The project's called All The Stations, and kicked off in Penzance at the weekend, with approximately three more months of touring the country still to go. The Rail Delivery Group are supporting the project, along with a substantial total crowd-funded from the public via Kickstarter, without which none of this would be happening. The plan requires roving couple Geoff and Vicki to travel on trains scheduled to stop at all the stations, even if they don't get off, and to record the shenanigans as they go. It is the ultimate in railway-related completism.
Ultimately there'll be a big long video compilation of the entire journey to watch, but in the meantime the team are publishing several videos a week relating daily adventures, the first of which went live at 10am yesterday. There'll be another at 10am this morning. I mention this because a lot of you like railways, and travelling, but you don't have to like railways to find this interesting.

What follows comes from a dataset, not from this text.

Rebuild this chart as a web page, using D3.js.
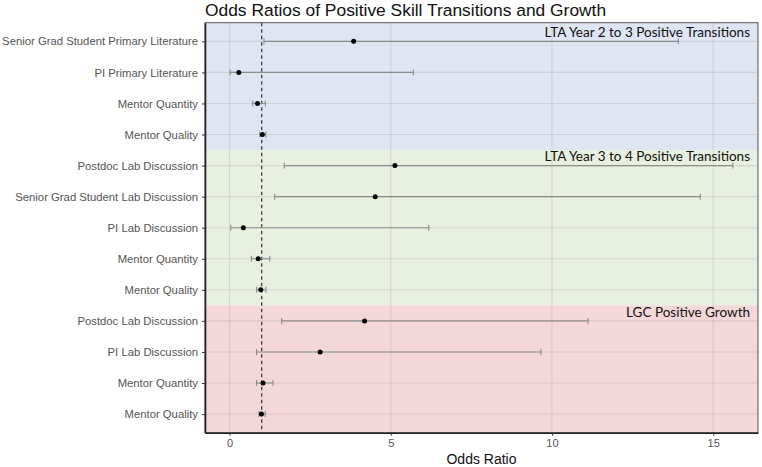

There is a website with all the details, including a map showing all the stations All the Stations has been to so far. There's a YouTube channel to subscribe to, where well over fifty ten-minute-ish videos will appear at frequent intervals. It's also possible to follow the journey closer to real time on Twitter, on Facebook and on Instagram... which thus far have confirmed that Cornwall and Devon are gorgeous, that railway staff work damned hard, and that trains generally, but not always, keep to time.
You too could buy an All Line Rover and tour the railway network at will, but you probably don't have the time to visit All The Stations, so why not live vicariously via two people who do? How fantastic to be able to see the entirety of Great Britain by train. It really does pay to be a completist.